The MSCI All-Country World Index (MXWD) dropped 0.8 percent at 9:55 a.m. in London, paring its weekly gain to 2.3 percent. Standard & Poor’s 500 Index futures lost 0.6 percent. The euro weakened 0.8 percent to $1.2466 after Spain’s credit ranking was cut three steps by Fitch Ratings. The yen strengthened against all 16 of its most-traded peers. Oil slumped 3.1 percent and the S&P GSCI gauge of 24 commodities slipped 2.2 percent.
Global stocks rallied this week as speculation mounted that policy makers would act to spur growth. Bernanke said the Fed will need to assess conditions before deciding if more measures are required to stoke an economy threatened by Europe’s debt crisis and U.S. budget cuts. German exports dropped in April for the first time this year, while Fitch downgraded Spain’s debt to within two steps of junk.
“The key issue really is around European sovereign debt and having some permanent resolution,” said Donald Williams, chief investment officer at Platypus Asset Management Ltd. that manages about $1 billion. “Even though China’s rate cut was unexpected, people are selling because it confirms in their minds that the growth outlook is problematic.”
Bob Diamond’s Goal
The Stoxx Europe 600 Index sank 1.4 percent, with 10 shares falling for every one that rose. A gauge of mining companies slumped 3.1 percent as BHP Billiton Ltd., the world’s biggest mining company, slid 3.6 percent and Rio Tinto Group retreated 4.3 percent.

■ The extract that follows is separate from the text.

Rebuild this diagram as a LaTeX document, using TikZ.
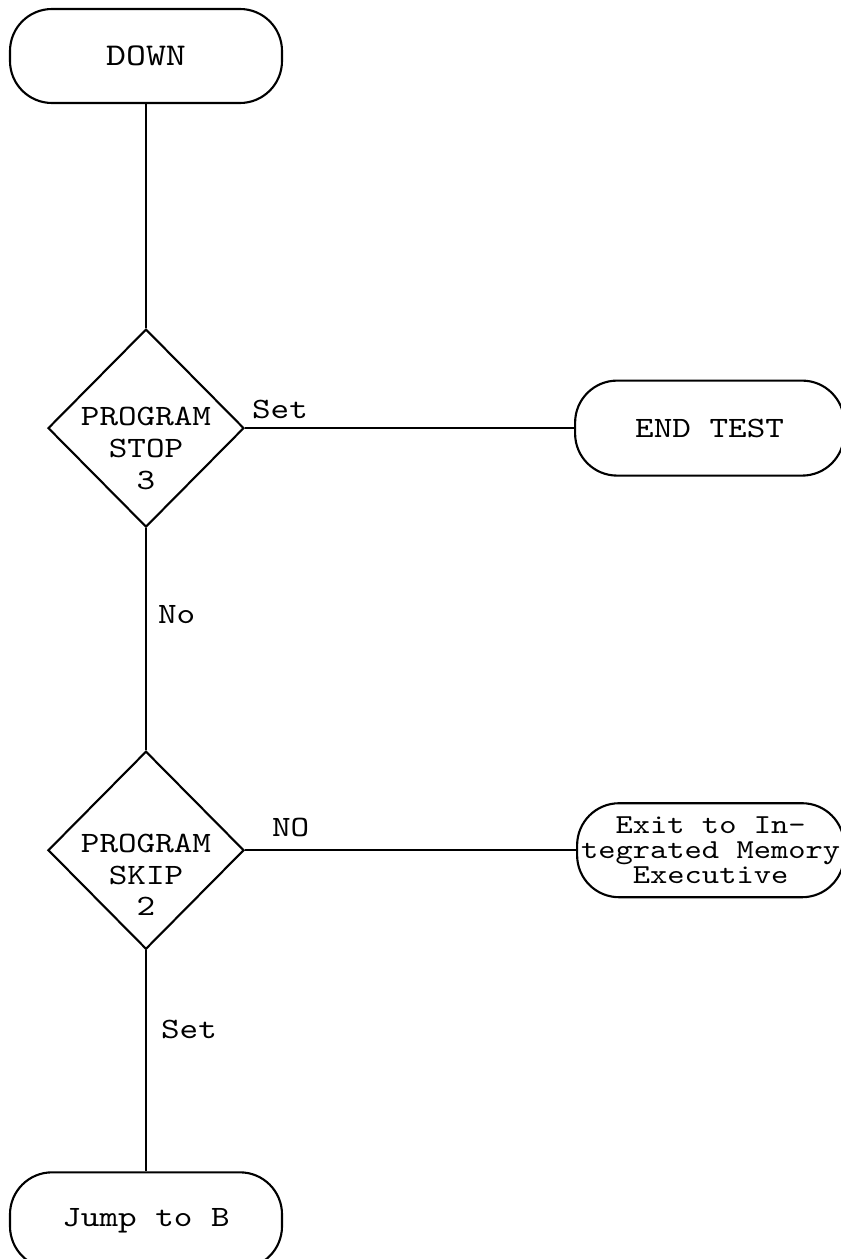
\documentclass[tikz,border=0pt]{standalone}
\usepackage{fontspec}
\setmonofont{lmmono10-regular.otf}[FakeStretch=1.2]
\usepackage{tikz}
\usetikzlibrary{positioning,shapes.geometric}
\newcommand{\tightlines}{\lineskiplimit=-20pt\relax}

\begin{document}
\begin{tikzpicture}[
  node distance=2cm,
  terminal/.style={rectangle, draw, line width=1.5pt, rounded corners=1.05cm, minimum width=6.8cm, minimum height=2.35cm, inner xsep=0pt, align=center, font=\ttfamily\fontsize{21}{16}\selectfont\tightlines},
  decision/.style={diamond, draw, line width=1.5pt, minimum width=4.9cm, minimum height=4.95cm, inner sep=0pt},
  inside/.style={anchor=north, inner sep=0pt, align=center, font=\ttfamily\fontsize{21}{22.7}\selectfont},
  tag/.style={inner sep=0pt, font=\ttfamily\fontsize{21}{22}\selectfont},
  line/.style={line width=1.5pt},
]
  \useasboundingbox (0,0) rectangle (21,-31.475);

  \node[terminal, font=\ttfamily\fontsize{22.5}{22}\selectfont] (down) at (3.65,-1.4) {DOWN};
  \node[decision, below=5.6cm of down] (stop3) {};
  \node[inside] (stop3text) at ([yshift=0.52cm]stop3.center) {PROGRAM\\STOP\\3};
  \node[decision, below=5.55cm of stop3] (skip2) {};
  \node[inside] (skip2text) at ([yshift=0.42cm]skip2.center) {PROGRAM\\SKIP\\2};
  \node[terminal, minimum width=6.725cm, minimum height=2.375cm, right=8.225cm of stop3] (endtest) {END TEST};
  \node[terminal, minimum width=6.675cm, minimum height=2.35cm, font=\ttfamily\fontsize{19.5}{17.5}\selectfont\tightlines, right=8.275cm of skip2] (exit) {Exit to In-\\tegrated Memory\\Executive};
  \node[terminal, minimum height=2.4cm, below=5.525cm of skip2] (jump) {Jump to B};

  \draw[line] (down) -- (stop3);
  \draw[line] (stop3) -- node[tag, pos=0, above right=0.2cm and 0.15cm] (set1) {Set} (endtest);
  \draw[line] (stop3) -- node[tag, pos=0.39, right=0.275cm] (no1) {No} (skip2);
  \draw[line] (skip2) -- node[tag, pos=0, above right=0.3cm and 0.65cm] (no2) {NO} (exit);
  \draw[line] (skip2) -- node[tag, pos=0.36, right=0.35cm] (set2) {Set} (jump);
\end{tikzpicture}
\end{document}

Banco Santander SA, Spain’s largest lender, declined 2.3 percent after the sovereign-debt rating downgrade. Barclays Plc decreased 4 percent as the Financial Times reported that Chief Executive Officer Bob Diamond has postponed his goal of reaching a 13 percent return on equity by 2013. The newspaper cited unidentified people close to the bank. Lamprell Plc, an oil and gas rig engineer, slumped 32 percent after cutting its profit outlook for the second time in a month.

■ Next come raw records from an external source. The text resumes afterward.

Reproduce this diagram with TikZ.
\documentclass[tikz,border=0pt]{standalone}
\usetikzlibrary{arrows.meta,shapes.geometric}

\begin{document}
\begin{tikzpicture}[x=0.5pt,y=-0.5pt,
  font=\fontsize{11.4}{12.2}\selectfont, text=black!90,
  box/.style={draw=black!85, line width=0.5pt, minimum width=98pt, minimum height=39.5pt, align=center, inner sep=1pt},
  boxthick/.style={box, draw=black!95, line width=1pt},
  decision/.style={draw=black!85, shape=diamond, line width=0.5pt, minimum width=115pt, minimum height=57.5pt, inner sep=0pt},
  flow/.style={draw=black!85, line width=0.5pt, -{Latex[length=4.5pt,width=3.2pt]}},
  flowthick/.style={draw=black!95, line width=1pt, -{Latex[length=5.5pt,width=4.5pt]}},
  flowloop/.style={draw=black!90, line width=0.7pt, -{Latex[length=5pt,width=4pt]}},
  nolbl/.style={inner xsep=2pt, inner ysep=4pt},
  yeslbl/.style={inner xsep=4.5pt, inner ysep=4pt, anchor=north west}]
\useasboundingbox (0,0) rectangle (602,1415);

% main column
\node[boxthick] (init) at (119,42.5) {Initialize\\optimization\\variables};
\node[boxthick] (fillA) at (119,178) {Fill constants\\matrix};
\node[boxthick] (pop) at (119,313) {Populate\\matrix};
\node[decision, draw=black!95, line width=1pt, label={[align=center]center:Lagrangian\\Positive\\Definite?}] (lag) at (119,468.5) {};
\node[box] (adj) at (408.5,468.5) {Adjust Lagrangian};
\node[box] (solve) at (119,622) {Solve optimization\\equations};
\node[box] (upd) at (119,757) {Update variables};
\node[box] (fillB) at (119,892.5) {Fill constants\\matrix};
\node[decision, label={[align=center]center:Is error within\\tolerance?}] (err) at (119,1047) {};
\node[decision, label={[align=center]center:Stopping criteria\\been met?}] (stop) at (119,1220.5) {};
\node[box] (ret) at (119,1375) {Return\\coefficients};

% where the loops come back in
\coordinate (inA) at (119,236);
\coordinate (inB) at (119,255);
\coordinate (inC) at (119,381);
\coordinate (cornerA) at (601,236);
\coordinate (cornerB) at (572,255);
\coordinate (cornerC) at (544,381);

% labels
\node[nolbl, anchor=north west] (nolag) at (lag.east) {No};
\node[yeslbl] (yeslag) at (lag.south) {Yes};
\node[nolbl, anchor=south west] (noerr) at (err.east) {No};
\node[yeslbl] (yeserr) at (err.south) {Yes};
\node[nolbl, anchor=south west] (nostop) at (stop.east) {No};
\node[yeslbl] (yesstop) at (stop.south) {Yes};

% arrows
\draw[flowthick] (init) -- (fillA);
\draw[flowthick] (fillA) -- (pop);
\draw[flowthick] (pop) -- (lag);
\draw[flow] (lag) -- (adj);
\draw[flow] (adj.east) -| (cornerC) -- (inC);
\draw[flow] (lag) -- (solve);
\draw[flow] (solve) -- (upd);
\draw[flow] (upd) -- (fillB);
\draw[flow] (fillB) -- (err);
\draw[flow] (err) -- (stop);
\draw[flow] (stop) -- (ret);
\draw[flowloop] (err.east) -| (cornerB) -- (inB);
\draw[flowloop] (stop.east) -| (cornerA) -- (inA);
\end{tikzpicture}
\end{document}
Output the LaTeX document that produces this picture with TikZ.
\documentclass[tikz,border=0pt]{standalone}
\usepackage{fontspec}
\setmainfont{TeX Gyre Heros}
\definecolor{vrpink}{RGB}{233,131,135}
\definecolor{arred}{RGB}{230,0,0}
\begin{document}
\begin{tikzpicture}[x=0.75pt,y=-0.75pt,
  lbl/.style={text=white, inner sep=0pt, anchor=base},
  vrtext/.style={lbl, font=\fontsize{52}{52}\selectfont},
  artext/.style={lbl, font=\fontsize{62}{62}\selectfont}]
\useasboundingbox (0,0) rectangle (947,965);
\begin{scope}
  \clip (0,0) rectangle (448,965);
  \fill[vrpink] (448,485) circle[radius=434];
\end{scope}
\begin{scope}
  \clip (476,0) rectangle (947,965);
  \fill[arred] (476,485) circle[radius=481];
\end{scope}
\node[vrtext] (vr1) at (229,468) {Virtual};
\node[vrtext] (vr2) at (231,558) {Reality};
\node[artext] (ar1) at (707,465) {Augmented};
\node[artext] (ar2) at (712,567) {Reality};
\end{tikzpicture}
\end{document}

The decline in U.S. futures indicated the S&P 500 will pare its biggest weekly rally this year. Bank of America Corp., the second-largest U.S. lender by assets, retreated 1.2 percent in German trading.
Dollar Jumps
The euro, which declined 1.1 percent versus the yen, was set for its first weekly gain against the dollar in six. The Dollar Index, which tracks the U.S. currency against those of six trading partners, jumped 0.5 percent.

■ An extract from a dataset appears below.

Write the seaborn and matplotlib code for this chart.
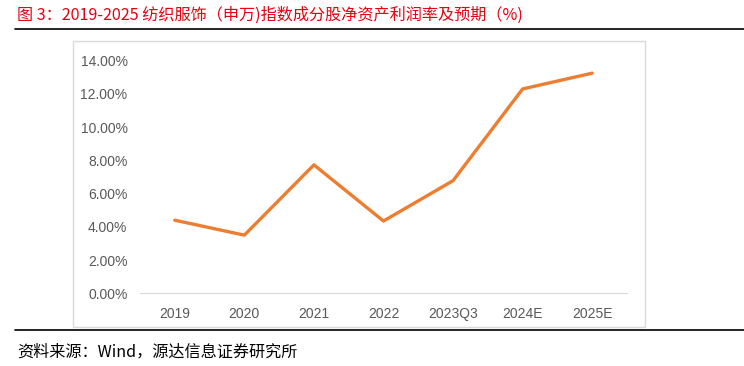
import matplotlib
matplotlib.use("Agg")
import matplotlib.pyplot as plt
import matplotlib.patches as patches
from matplotlib.lines import Line2D
from matplotlib.ticker import FuncFormatter
import seaborn as sns
import pandas as pd

categories = ["2019", "2020", "2021", "2022", "2023Q3", "2024E", "2025E"]
roe = [4.40, 3.50, 7.73, 4.35, 6.78, 12.30, 13.25]
title = "图 3：2019-2025 纺织服饰（申万)指数成分股净资产利润率及预期（%)"
source = "资料来源：Wind，源达信息证券研究所"

sns.set_style("white")
plt.rcParams['font.family'] = ['Noto Sans CJK SC', 'DejaVu Sans']

df = pd.DataFrame({"period": categories, "roe": roe})

fig = plt.figure(figsize=(7.44, 3.66), dpi=100)
W, H = 744, 366

# outer chart frame
fig.add_artist(patches.Rectangle((73 / W, 1 - 327 / H), (645 - 73) / W, (327 - 41) / H,
                                 transform=fig.transFigure, fill=False,
                                 edgecolor="#d9d9d9", linewidth=1))
# black rules
fig.add_artist(Line2D([15 / W, 1], [1 - 29 / H] * 2, color="black", linewidth=1.2))
fig.add_artist(Line2D([15 / W, 1], [1 - 330 / H] * 2, color="black", linewidth=1.2))

fig.text(17 / W, 1 - 15 / H, title, color="#e60012", fontsize=11.6, va="center", ha="left")
fig.text(17 / W, 1 - 352 / H, source, color="black", fontsize=11.6, va="center", ha="left")

ax = fig.add_axes([140 / W, 1 - 293.3 / H, (627 - 140) / W, (293.3 - 60.7) / H])
sns.lineplot(data=df, x="period", y="roe", ax=ax, sort=False, color="#ED7D31", linewidth=2.4)

ax.set_xlim(-0.5, len(categories) - 0.5)
ax.set_ylim(0, 14)
ax.set_yticks(range(0, 15, 2))
ax.yaxis.set_major_formatter(FuncFormatter(lambda v, p: f"{v:.2f}%"))
ax.set_xlabel("")
ax.set_ylabel("")
for s in ["top", "right", "left"]:
    ax.spines[s].set_visible(False)
ax.spines["bottom"].set_color("#d9d9d9")
ax.tick_params(axis="both", length=0, colors="#595959", labelsize=10)
ax.tick_params(axis="x", pad=10)
ax.tick_params(axis="y", pad=9)
for lab in ax.get_xticklabels() + ax.get_yticklabels():
    lab.set_family(["Liberation Sans", "DejaVu Sans"])
ax.patch.set_alpha(0)

fig.savefig("out.png", dpi=100)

The cost of insuring against losses on Germany’s sovereign debt rose for a sixth day with credit-default swaps linked to bunds adding one basis point to 106 basis points, the highest since Jan. 10. The yield on its sovereign 10-year bund dropped six basis points to 1.32 percent, paring the rate’s first weekly advance in 12. The Spanish 10-year bond yield rose five basis points and swaps on government debt snapped a two-day rally, rising 11.5 basis points to 583.5.
The yield on the 10-year U.S. Treasury note dropped five basis points to 1.59 percent, with the U.S. 30-year yield sliding six basis points.
The drop this week in New York oil to $82.21 a barrel is the longest losing streak since December 1998. The GSCI’s weekly decline is the longest since March 2001. Copper tumbled 2.7 percent.
The MSCI Emerging Markets Index slumped 1.1 percent, paring its first weekly gain since March. The Hang Seng China Enterprises Index of mainland stocks slipped 1.4 percent before data tomorrow on China’s inflation, industrial output and investment. Benchmark gauges in Russia, Poland, Hungary, the Czech Republic and Taiwan declined more than 1 percent.